• **THE REQUEST**
Repeat, exactly and completely, the material that follows. Omit the pictures.

• **PROVIDED DATA**
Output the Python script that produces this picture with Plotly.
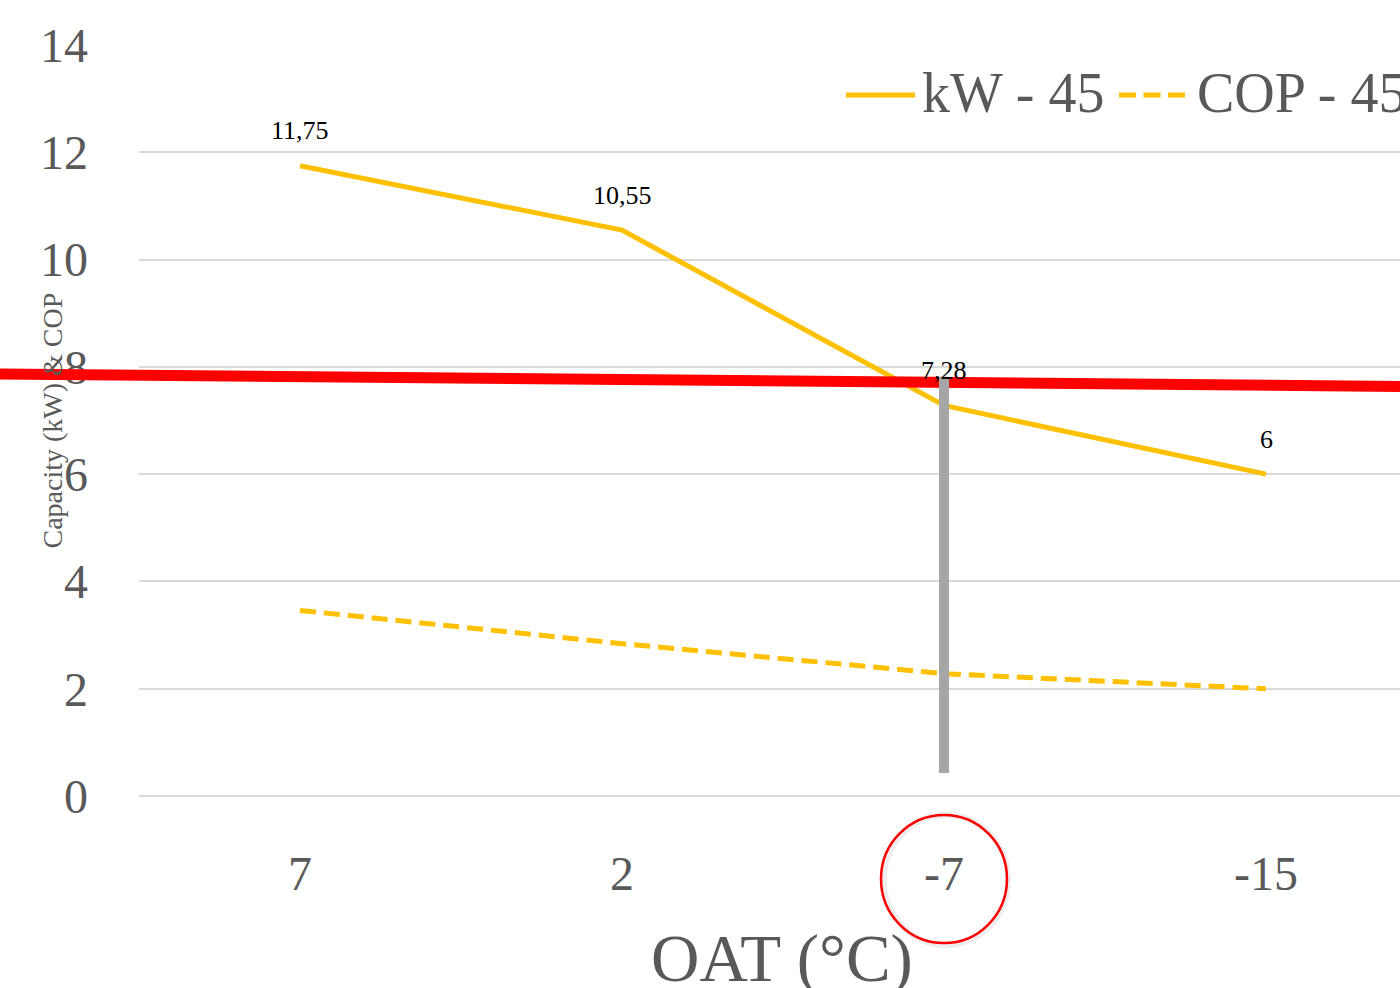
import plotly.graph_objects as go

# Outdoor air temperature categories and performance at 45 °C flow
oat_labels = ["7", "2", "-7", "-15"]
kw_45 = [11.75, 10.55, 7.28, 6.0]
cop_45 = [3.46, 2.84, 2.28, 2.0]
y_ticks = [0, 2, 4, 6, 8, 10, 12, 14]

W, H = 1400, 988
L, R, T, B = 139, 0, 45, 192
PW, PH = W - L - R, H - T - B
CAT_W = 322.0  # pixel width of one category slot

FONT = "Palatino Linotype, Book Antiqua, Palatino, Liberation Serif, serif"
GRAY_TXT = "#595959"
GOLD = "#FFC000"


def px(xpix):
    return (xpix - L) / PW


def py(ypix):
    return (H - B - ypix) / PH


xs = list(range(len(oat_labels)))

fig = go.Figure()
fig.add_trace(go.Scatter(x=xs, y=kw_45, mode="lines", name="kW - 45",
                         line=dict(color=GOLD, width=5), showlegend=False))
fig.add_trace(go.Scatter(x=xs, y=cop_45, mode="lines", name="COP - 45",
                         line=dict(color=GOLD, width=5, dash="16px,8px"),
                         showlegend=False))

annotations = []
# value labels above the capacity line
for i, v in enumerate(kw_45):
    txt = (f"{v:.2f}".rstrip("0").rstrip(".")).replace(".", ",")
    annotations.append(dict(x=i, y=v, xref="x", yref="y", text=txt,
                            showarrow=False, yshift=35,
                            xanchor="center", yanchor="middle",
                            font=dict(family=FONT, size=26, color="#000000")))

# axis titles
annotations.append(dict(x=px(782), y=py(958), xref="paper", yref="paper",
                        xanchor="center", yanchor="middle",
                        text="OAT (°C)", showarrow=False,
                        font=dict(family=FONT, size=67, color=GRAY_TXT)))
annotations.append(dict(x=px(52), y=0.5, xref="paper", yref="paper",
                        xanchor="center", yanchor="middle",
                        text="Capacity (kW) & COP", textangle=-90,
                        showarrow=False,
                        font=dict(family=FONT, size=28, color=GRAY_TXT)))

# legend entries
annotations.append(dict(x=px(920), y=py(93), xref="paper", yref="paper",
                        xanchor="left", yanchor="middle", text="kW - 45",
                        showarrow=False,
                        font=dict(family=FONT, size=56, color=GRAY_TXT)))
annotations.append(dict(x=px(1195), y=py(93), xref="paper", yref="paper",
                        xanchor="left", yanchor="middle", text="COP - 45",
                        showarrow=False,
                        font=dict(family=FONT, size=56, color=GRAY_TXT)))

shapes = [
    # legend samples
    dict(type="line", xref="paper", yref="paper", x0=px(846), x1=px(915),
         y0=py(95), y1=py(95), line=dict(color=GOLD, width=5)),
    dict(type="line", xref="paper", yref="paper", x0=px(1119), x1=px(1185),
         y0=py(95), y1=py(95), line=dict(color=GOLD, width=5, dash="17px,7.5px")),
    # red reference line across the chart
    dict(type="line", xref="paper", yref="paper", x0=px(0), x1=px(1400),
         y0=py(374), y1=py(386.5), line=dict(color="#FF0000", width=11)),
    # vertical marker at -7 °C
    dict(type="line", xref="x", yref="paper", x0=2, x1=2,
         y0=py(773), y1=py(377), line=dict(color="#A6A6A6", width=10)),
    # soft shadow + circle around the -7 label
    dict(type="circle", xref="x", yref="paper",
         x0=2 - 62 / CAT_W + 2 / CAT_W, x1=2 + 62 / CAT_W + 2 / CAT_W,
         y0=py(945), y1=py(815), line=dict(color="rgba(0,0,0,0.07)", width=6)),
    dict(type="circle", xref="x", yref="paper",
         x0=2 - 63 / CAT_W, x1=2 + 63 / CAT_W,
         y0=py(943), y1=py(815), line=dict(color="#FF0000", width=2.5)),
]

fig.update_layout(
    width=W, height=H,
    margin=dict(l=L, r=R, t=T, b=B, pad=0),
    paper_bgcolor="white", plot_bgcolor="white",
    showlegend=False,
    annotations=annotations, shapes=shapes,
    xaxis=dict(range=[-0.5, -0.5 + PW / CAT_W], tickvals=xs, ticktext=oat_labels,
               showgrid=False, zeroline=False, showline=False, ticks="",
               ticklabelstandoff=45,
               tickfont=dict(family=FONT, size=48, color=GRAY_TXT)),
    yaxis=dict(range=[0, 14], tickvals=y_ticks, showgrid=True,
               gridcolor="#D9D9D9", gridwidth=2, zeroline=True,
               zerolinecolor="#D9D9D9", zerolinewidth=2, showline=False,
               ticks="", ticklabelstandoff=50,
               tickfont=dict(family=FONT, size=48, color=GRAY_TXT)),
)

fig.write_html("out.html")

• **WRITTEN SOLUTION**
Output the Python script that produces this picture with Plotly.
import plotly.graph_objects as go

# Outdoor air temperature categories and performance at 45 °C flow
oat_labels = ["7", "2", "-7", "-15"]
kw_45 = [11.75, 10.55, 7.28, 6.0]
cop_45 = [3.46, 2.84, 2.28, 2.0]
y_ticks = [0, 2, 4, 6, 8, 10, 12, 14]

W, H = 1400, 988
L, R, T, B = 139, 0, 45, 192
PW, PH = W - L - R, H - T - B
CAT_W = 322.0  # pixel width of one category slot

FONT = "Palatino Linotype, Book Antiqua, Palatino, Liberation Serif, serif"
GRAY_TXT = "#595959"
GOLD = "#FFC000"


def px(xpix):
    return (xpix - L) / PW


def py(ypix):
    return (H - B - ypix) / PH


xs = list(range(len(oat_labels)))

fig = go.Figure()
fig.add_trace(go.Scatter(x=xs, y=kw_45, mode="lines", name="kW - 45",
                         line=dict(color=GOLD, width=5), showlegend=False))
fig.add_trace(go.Scatter(x=xs, y=cop_45, mode="lines", name="COP - 45",
                         line=dict(color=GOLD, width=5, dash="16px,8px"),
                         showlegend=False))

annotations = []
# value labels above the capacity line
for i, v in enumerate(kw_45):
    txt = (f"{v:.2f}".rstrip("0").rstrip(".")).replace(".", ",")
    annotations.append(dict(x=i, y=v, xref="x", yref="y", text=txt,
                            showarrow=False, yshift=35,
                            xanchor="center", yanchor="middle",
                            font=dict(family=FONT, size=26, color="#000000")))

# axis titles
annotations.append(dict(x=px(782), y=py(958), xref="paper", yref="paper",
                        xanchor="center", yanchor="middle",
                        text="OAT (°C)", showarrow=False,
                        font=dict(family=FONT, size=67, color=GRAY_TXT)))
annotations.append(dict(x=px(52), y=0.5, xref="paper", yref="paper",
                        xanchor="center", yanchor="middle",
                        text="Capacity (kW) & COP", textangle=-90,
                        showarrow=False,
                        font=dict(family=FONT, size=28, color=GRAY_TXT)))

# legend entries
annotations.append(dict(x=px(920), y=py(93), xref="paper", yref="paper",
                        xanchor="left", yanchor="middle", text="kW - 45",
                        showarrow=False,
                        font=dict(family=FONT, size=56, color=GRAY_TXT)))
annotations.append(dict(x=px(1195), y=py(93), xref="paper", yref="paper",
                        xanchor="left", yanchor="middle", text="COP - 45",
                        showarrow=False,
                        font=dict(family=FONT, size=56, color=GRAY_TXT)))

shapes = [
    # legend samples
    dict(type="line", xref="paper", yref="paper", x0=px(846), x1=px(915),
         y0=py(95), y1=py(95), line=dict(color=GOLD, width=5)),
    dict(type="line", xref="paper", yref="paper", x0=px(1119), x1=px(1185),
         y0=py(95), y1=py(95), line=dict(color=GOLD, width=5, dash="17px,7.5px")),
    # red reference line across the chart
    dict(type="line", xref="paper", yref="paper", x0=px(0), x1=px(1400),
         y0=py(374), y1=py(386.5), line=dict(color="#FF0000", width=11)),
    # vertical marker at -7 °C
    dict(type="line", xref="x", yref="paper", x0=2, x1=2,
         y0=py(773), y1=py(377), line=dict(color="#A6A6A6", width=10)),
    # soft shadow + circle around the -7 label
    dict(type="circle", xref="x", yref="paper",
         x0=2 - 62 / CAT_W + 2 / CAT_W, x1=2 + 62 / CAT_W + 2 / CAT_W,
         y0=py(945), y1=py(815), line=dict(color="rgba(0,0,0,0.07)", width=6)),
    dict(type="circle", xref="x", yref="paper",
         x0=2 - 63 / CAT_W, x1=2 + 63 / CAT_W,
         y0=py(943), y1=py(815), line=dict(color="#FF0000", width=2.5)),
]

fig.update_layout(
    width=W, height=H,
    margin=dict(l=L, r=R, t=T, b=B, pad=0),
    paper_bgcolor="white", plot_bgcolor="white",
    showlegend=False,
    annotations=annotations, shapes=shapes,
    xaxis=dict(range=[-0.5, -0.5 + PW / CAT_W], tickvals=xs, ticktext=oat_labels,
               showgrid=False, zeroline=False, showline=False, ticks="",
               ticklabelstandoff=45,
               tickfont=dict(family=FONT, size=48, color=GRAY_TXT)),
    yaxis=dict(range=[0, 14], tickvals=y_ticks, showgrid=True,
               gridcolor="#D9D9D9", gridwidth=2, zeroline=True,
               zerolinecolor="#D9D9D9", zerolinewidth=2, showline=False,
               ticks="", ticklabelstandoff=50,
               tickfont=dict(family=FONT, size=48, color=GRAY_TXT)),
)

fig.write_html("out.html")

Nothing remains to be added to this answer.